Builders in Colorado have seen and felt the excitement of green building before, back in the late 1970s and early 1980s when incorporating passive solar into homes was spurred by federal tax credits.
Though that wave of home building environmentalism petered out as the tax rebates dried up in 1985, another and more nationally vibrant green movement is alive and kicking today. Even builders not based in California, Colorado, Austin, Texas, and other green building hot spots are finding their customers asking about energy efficiency or homes that are built more sustainably.
But something is different this time around, says Tom Sattler, owner and president of Sattler Homes, based in Greenwood Village, Colo. Sattler is a custom builder who has designed a line of energy-efficient production homes. He soon will be building all his homes to at least that standard, if not to Colorado’s Built Green standard, which requires that homes be at least 50 percent more efficient than code.
The difference in the environmental movements then versus now, Sattler thinks, is momentum.
“It is getting very, very strong,” Sattler says. Green building is projected to grow as a share of the overall residential construction market from just 2 percent in 2005 to between 12 percent and 20 percent in 2012, according to research presented at the National Green Building Conference in New Orleans by Harvey Bernstein, vice president of Industry Analytics, Alliances and Strategic Initiatives for McGraw Hill. In dollar terms, that’s an increase in business from $7 billion in 2005 to between $40 billion and $70 billion in 2012.
But the surge in interest is coming not only from environmentalists, but also from regular families trying to save money on their energy bills.
“With our buyers, it all boils down to dollars and cents,” says Vernon McKown, president of sales for Ideal Homes, a Norman, Okla.–based builder of energy-efficient entry-level homes, and one of Builder’s America’s Best Builders in 2007. “It’s got to save them money.”
A GREEN PERCEPTION
That’s because Ideal, which faces price cutting in its market from competitors such as D.R. Horton, passes all of the costs—roughly $3,000 more than it would cost to build conventionally—on to the consumer with a promise of low monthly energy bills.

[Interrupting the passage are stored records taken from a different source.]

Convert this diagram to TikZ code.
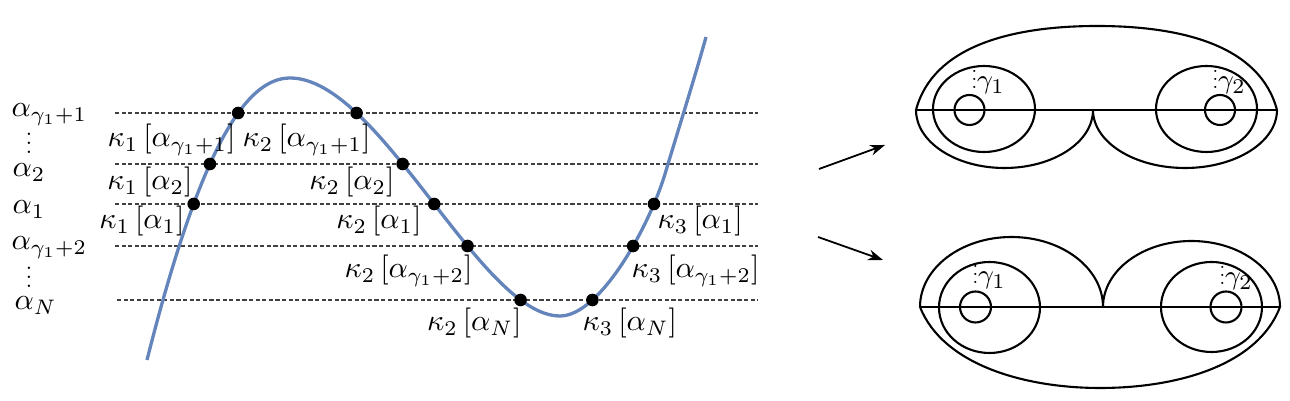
\documentclass[tikz,border=0pt]{standalone}
\usepackage{graphicx}
\usetikzlibrary{intersections,arrows.meta}
\definecolor{curveblue}{RGB}{100,132,188}
\newcommand{\dotcol}{\vbox{\baselineskip4pt\lineskiplimit0pt\hbox{.}\hbox{.}\hbox{.}}}
\newcommand{\myvdots}{\scalebox{0.75}{\dotcol}}
\newcommand{\smallvdots}{\scalebox{0.7}{\dotcol}}
\begin{document}
\begin{tikzpicture}[x=0.3333pt,y=-0.3333pt,
  dashline/.style={black!75, line width=0.35pt, dash pattern=on 1.4pt off 0.8pt},
  curvestyle/.style={curveblue, line width=1.1pt},
  dot/.style={circle, fill=black, inner sep=0pt, minimum size=4.2pt},
  lab/.style={inner sep=0pt, anchor=base west},
  labe/.style={inner sep=0pt, anchor=base east},
  vdotsnode/.style={inner sep=0pt, anchor=base},
  glab/.style={inner sep=0pt, anchor=base west, font=\fontsize{9.5}{10}\selectfont},
  surf/.style={line width=0.7pt},
  arr/.style={line width=0.6pt, -{Stealth[length=5pt,width=3.6pt]}},
]
\useasboundingbox (0,0) rectangle (1290,401);

% dashed levels
\coordinate (L1w) at (115,113); \coordinate (L1e) at (758,113);
\coordinate (L2w) at (115,164); \coordinate (L2e) at (758,164);
\coordinate (L3w) at (115,204); \coordinate (L3e) at (758,204);
\coordinate (L4w) at (115,246); \coordinate (L4e) at (758,246);
\coordinate (L5w) at (117,300); \coordinate (L5e) at (758,300);
\draw[dashline, name path=L1] (L1w) -- (L1e);
\draw[dashline, name path=L2] (L2w) -- (L2e);
\draw[dashline, name path=L3] (L3w) -- (L3e);
\draw[dashline, name path=L4] (L4w) -- (L4e);
\draw[dashline, name path=L5] (L5w) -- (L5e);

% curve
\coordinate (cs) at (147,360);
\coordinate (cpk) at (290,78);
\coordinate (cmin) at (560,316);
\coordinate (cj) at (665,174);
\coordinate (ce) at (706,37);
\draw[curvestyle, name path=curve] (cs) .. controls (200,150) and (245,78) .. (cpk)
  .. controls (380,78) and (480,316) .. (cmin)
  .. controls (600,316) and (649,226.8) .. (cj)
  .. controls (677,134) and (697,70) .. (ce);

% intersections
\path[name intersections={of=curve and L1, sort by=L1, name=iA}];
\path[name intersections={of=curve and L2, sort by=L2, name=iB}];
\path[name intersections={of=curve and L3, sort by=L3, name=iC}];
\path[name intersections={of=curve and L4, sort by=L4, name=iD}];
\path[name intersections={of=curve and L5, sort by=L5, name=iE}];

\node[dot] (k1g) at (iA-1) {};
\node[dot] (k2g) at (iA-2) {};
\node[dot] (k1b) at (iB-1) {};
\node[dot] (k2b) at (iB-2) {};
\node[dot] (k1a) at (iC-1) {};
\node[dot] (k2a) at (iC-2) {};
\node[dot] (k3a) at (iC-3) {};
\node[dot] (k2h) at (iD-2) {};
\node[dot] (k3h) at (iD-3) {};
\node[dot] (k2n) at (iE-2) {};
\node[dot] (k3n) at (iE-3) {};

% left level labels
\node[lab] (aG) at (11,117) {$\alpha_{\gamma_1+1}$};
\node[vdotsnode] (vd1) at (29,154) {\myvdots};
\node[lab] (a2) at (12,177) {$\alpha_2$};
\node[lab] (a1) at (12,214) {$\alpha_1$};
\node[lab] (aH) at (11,250) {$\alpha_{\gamma_1+2}$};
\node[vdotsnode] (vd2) at (29,288) {\myvdots};
\node[lab] (aN) at (14,310) {$\alpha_N$};

% point labels
\node[labe] (t1g) at (236,147) {$\kappa_1\left[\alpha_{\gamma_1+1}\right]$};
\node[lab]  (t2g) at (242,147) {$\kappa_2\left[\alpha_{\gamma_1+1}\right]$};
\node[labe] (t1b) at (193,190) {$\kappa_1\left[\alpha_2\right]$};
\node[labe] (t2b) at (395,190) {$\kappa_2\left[\alpha_2\right]$};
\node[labe] (t1a) at (185,229) {$\kappa_1\left[\alpha_1\right]$};
\node[labe] (t2a) at (422,229) {$\kappa_2\left[\alpha_1\right]$};
\node[lab]  (t3a) at (657,229) {$\kappa_3\left[\alpha_1\right]$};
\node[labe] (t2h) at (473,278) {$\kappa_2\left[\alpha_{\gamma_1+2}\right]$};
\node[lab]  (t3h) at (631,278) {$\kappa_3\left[\alpha_{\gamma_1+2}\right]$};
\node[labe] (t2n) at (522,331) {$\kappa_2\left[\alpha_N\right]$};
\node[lab]  (t3n) at (582,331) {$\kappa_3\left[\alpha_N\right]$};

% arrows
\coordinate (a1s) at (819,169); \coordinate (a1e) at (885,145);
\coordinate (a2s) at (818,237); \coordinate (a2e) at (883,260);
\draw[arr] (a1s) -- (a1e);
\draw[arr] (a2s) -- (a2e);

% top surface
\coordinate (tL) at (916,110); \coordinate (tR) at (1277,110); \coordinate (tM) at (1093,110);
\draw[surf] (tL) -- (tR);
\draw[surf] (tL) .. controls (933,46) and (1012,26) .. (1097,26)
  .. controls (1183,26) and (1260,46) .. (tR);
\draw[surf] (tL) arc[start angle=180, end angle=0, x radius=88.5, y radius=58];
\draw[surf] (tM) arc[start angle=180, end angle=0, x radius=92, y radius=58];
\draw[surf] (984,109) ellipse [x radius=51, y radius=43];
\draw[surf] (969.5,110) circle [radius=15];
\draw[surf] (1206.5,109) ellipse [x radius=50.5, y radius=43];
\draw[surf] (1220,110) circle [radius=15];
\node[glab] (g1t) at (971,89) {\smallvdots$\gamma_1$};
\node[glab] (g2t) at (1212,89) {\smallvdots$\gamma_2$};

% bottom surface
\coordinate (bL) at (920,307); \coordinate (bR) at (1280,307); \coordinate (bM) at (1103,307);
\draw[surf] (bL) -- (bR);
\draw[surf] (bL) .. controls (943,365) and (1025,388) .. (1100,388)
  .. controls (1178,388) and (1258,365) .. (bR);
\draw[surf] (bL) arc[start angle=180, end angle=360, x radius=91.5, y radius=70];
\draw[surf] (bM) arc[start angle=180, end angle=360, x radius=88.5, y radius=66];
\draw[surf] (989.5,307.5) ellipse [x radius=50.5, y radius=45.5];
\draw[surf] (975.5,307) circle [radius=15.5];
\draw[surf] (1211.5,307) ellipse [x radius=50.5, y radius=45];
\draw[surf] (1226,307) circle [radius=15.5];
\node[glab] (g1b) at (972,284) {\smallvdots$\gamma_1$};
\node[glab] (g2b) at (1219,285) {\smallvdots$\gamma_2$};
\end{tikzpicture}
\end{document}
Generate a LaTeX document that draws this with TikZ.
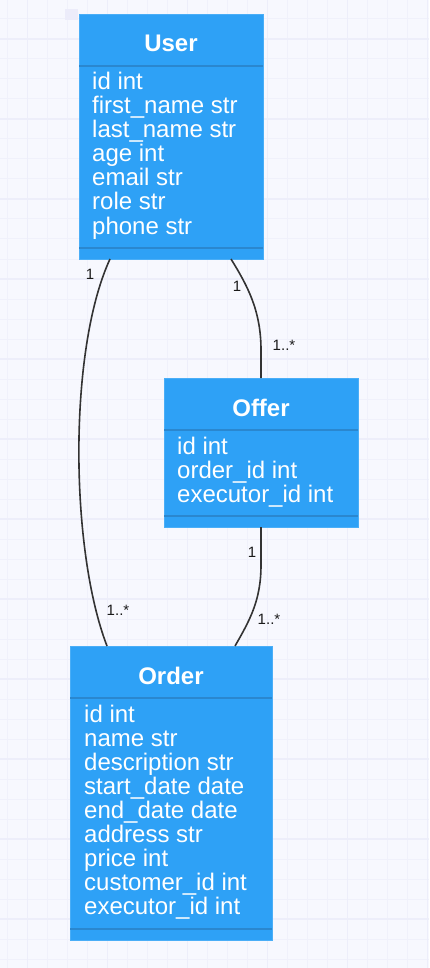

And while there is no hard statistical proof yet that consumers will pay more for green, Ideal ranks as the No. 2 builder in Oklahoma City with a 5.5 percent market share, outselling its competitors using energy efficiency as a key differentiator.
“That’s a significant amount of money, $3,000,” says McKown, for homes that range from $109,000 to the low $300,000s. “But $24 a month, in our typical house, is the guaranteed utility cost. Our buyers’ homes are running cheaper than our competitors by $60 to $100 per month.”
Every year, Ideal examines how much extra it spends building homes to be energy efficient and determines if that cost to compete is still worth it, McKown says. It is as long as consumers are willing to pay. That’s the bottom line; currently, consumers are driving green building, and with energy prices the way they are, it’s a push that is unlikely to lose momentum.